You see, Bitcoin was created after the 2008 crash where the banks, the organizations we've trusted with our money for a century, made some deliberate and knowingly poor decisions and they lost a lot of money for many of us.

Bitcoin was invented so that never has to happen again, so that we can have a secure storage for our money without someone else controlling that money. You might say that bitcoin was created to get away from the wall street criminals. I suggest you pick up some cryptocoin (of any kind) so you're not completely left in the dust as the centralized banks lose power and the decentralized economy reigns.



> You see, Bitcoin was created after the 2008 crash where the banks, the organizations we've trusted with our money for a century, made some deliberate and knowingly poor decisions and they lost a lot of money for many of us.

I hadn't heard about that. Which banks lost their customers' money in the 2008 crash?


A lot of them of them but customers didn’t see their balance move because it was repaid indirectly with their taxes money


You seem to be interpreting this very literally as money lost from bank accounts.

Banking involves a lot more than simply money in checking accounts so I didn't think it needed to be established that a lot of people lost value in different ways in 2008. A number of banks packaged subprime mortgage lots that were misrepresented, sold and when they defaulted, they crashed the lending market which rippled through other parts of the economy causing job loss, real estate price crashes, stock value crashes and other types of lost equity for millions of people.

But I guess if you want to take it literally, then you're right... nobody had cash go missing from their checking account. I personally lost about $60,000 in equity, but my checking account was not affected if that makes you feel warm and fuzzy about saying no banks lost anybody's "money".


I certainly know of people who lost a lot of money as bank shareholders rather than as customers.


The banking system deliberately removed value from all holders of EUR, GBP and USD: https://en.wikipedia.org/wiki/Quantitative_easing


This is false.
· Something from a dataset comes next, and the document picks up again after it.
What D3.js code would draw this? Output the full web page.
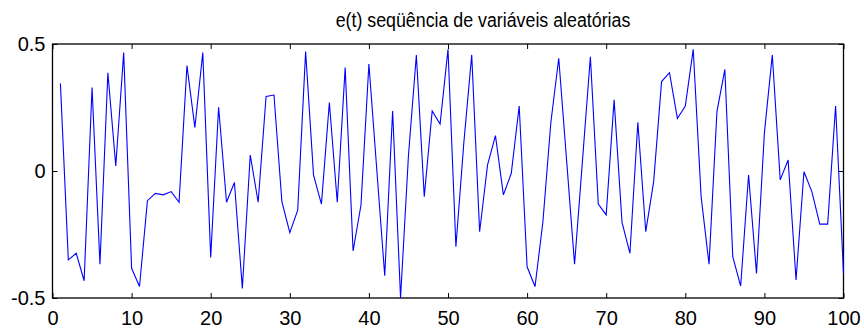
<!DOCTYPE html>
<html>
<head>
<meta charset="utf-8">
<script src="https://cdn.jsdelivr.net/npm/d3@7"></script>
<style>
  html, body { margin: 0; padding: 0; background: #fff; }
  svg { display: block; font-family: "Liberation Sans", Arial, sans-serif; }
</style>
</head>
<body>
<svg id="chart" width="864" height="333"></svg>
<script>
// e(t): sequence of 100 random samples, t = 1..100
const t = d3.range(1, 101);
const e = [
   0.345, -0.350, -0.324, -0.432,  0.329, -0.367,  0.387,  0.020,  0.466, -0.383,
  -0.455, -0.117, -0.088, -0.094, -0.081, -0.123,  0.415,  0.171,  0.466, -0.340,
   0.251, -0.123, -0.045, -0.462,  0.063, -0.123,  0.293,  0.299, -0.121, -0.243,
  -0.154,  0.470, -0.016, -0.130,  0.270, -0.123,  0.407, -0.315, -0.134,  0.421,
   0.004, -0.412,  0.236, -0.500,  0.060,  0.457, -0.101,  0.236,  0.185,  0.479,
  -0.298,  0.110,  0.457, -0.239,  0.024,  0.139, -0.094, -0.009,  0.256, -0.377,
  -0.455, -0.200,  0.190,  0.444,  0.040, -0.367,  0.040,  0.450, -0.130, -0.173,
   0.280, -0.202, -0.324,  0.192, -0.239, -0.042,  0.352,  0.387,  0.207,  0.256,
   0.479, -0.101, -0.367,  0.234,  0.400, -0.337, -0.453, -0.016, -0.403,  0.150,
   0.457, -0.035,  0.043, -0.429, -0.003, -0.081, -0.209, -0.209,  0.256, -0.403
];
const xTicks = [0, 10, 20, 30, 40, 50, 60, 70, 80, 90, 100];
const yTicks = [-0.5, 0, 0.5];
const yTickLabels = ["-0.5", "0", "0.5"];
const title = "e(t) seqüência de variáveis aleatórias";

const svg = d3.select("#chart");
const box = { left: 52.5, right: 843.5, top: 44, bottom: 298 };

const x = d3.scaleLinear().domain([0, 100]).range([box.left, box.right]);
const y = d3.scaleLinear().domain([-0.5, 0.5]).range([box.bottom, box.top]);

const tickLen = 5;
const labelStyle = sel => sel.selectAll("text")
  .attr("fill", "#000").style("font-size", "20px");

// bottom axis with labels, top axis ticks only
const gx = svg.append("g").attr("transform", `translate(0,${box.bottom})`)
  .call(d3.axisBottom(x).tickValues(xTicks).tickSizeInner(-tickLen).tickSizeOuter(0).tickPadding(13).tickFormat(d3.format("d")));
gx.call(labelStyle);
svg.append("g").attr("transform", `translate(0,${box.top})`)
  .call(d3.axisTop(x).tickValues(xTicks).tickSizeInner(-tickLen).tickSizeOuter(0).tickFormat(""));

// left axis with labels, right axis ticks only
const gy = svg.append("g").attr("transform", `translate(${box.left},0)`)
  .call(d3.axisLeft(y).tickValues(yTicks).tickSizeInner(-tickLen).tickSizeOuter(0).tickPadding(7)
    .tickFormat((d, i) => yTickLabels[i]));
gy.call(labelStyle);
svg.append("g").attr("transform", `translate(${box.right},0)`)
  .call(d3.axisRight(y).tickValues(yTicks).tickSizeInner(-tickLen).tickSizeOuter(0).tickFormat(""));

svg.selectAll(".domain").remove();
svg.selectAll(".tick line").attr("stroke", "#000").attr("stroke-width", 1);

// axes box
svg.append("rect")
  .attr("x", box.left).attr("y", box.top)
  .attr("width", box.right - box.left).attr("height", box.bottom - box.top)
  .attr("fill", "none").attr("stroke", "#000").attr("stroke-width", 1.3);

// the series
const line = d3.line().x((d, i) => x(t[i])).y(d => y(d));
svg.append("path")
  .datum(e)
  .attr("d", line)
  .attr("fill", "none")
  .attr("stroke", "#0000ff")
  .attr("stroke-width", 1.1)
  .attr("stroke-linejoin", "miter");

// title, slightly condensed horizontally
svg.append("text")
  .attr("transform", "translate(483,27) scale(0.89,1)")
  .attr("text-anchor", "middle")
  .style("font-size", "20px")
  .attr("fill", "#000")
  .text(title);
</script>
</body>
</html>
During QE, inflation rate was below target, so less value than normal was removed from EUR, GBP, USD, etc.


You can't measure value like that during a recession. Whichever way you look at it, QE removed value from those currencies.

If I were to rob you, claiming that the overall robbery rate was lower that year, so you weren't robbed by others, so your expected losses were lower does not change the fact that I robbed you.


If the money in my bank losing value is robbery, isn't Bitcoin robbing me all the time? Bitcoin price changes may not be intentional, but I don't see why that should matter to me.




Bitcoin replaces one tyranny with one that is far worse.

If it succeeded in displacing existing currencies as you attest, it would amount to an unprecedented and catastrophic redistribution and concentration of wealth.

80% of all bitcoins that can ever exist have been mined and are already owned; this is a monstrous design decision far more unjust than the inflation bitcoin sought to prevent.

Our current corrupt and stinking financial system is far preferable to the neo-feudal world of bitcoin where all spending power is concentrated in the hands of a tiny number of tech overlords who had the sheer good fortune to literally own all the money.


I think you're right in a lot of ways, but that doesn't change what is happening and the best option doesn't always win.


You convinced me, I’m putting everything into dogecoin.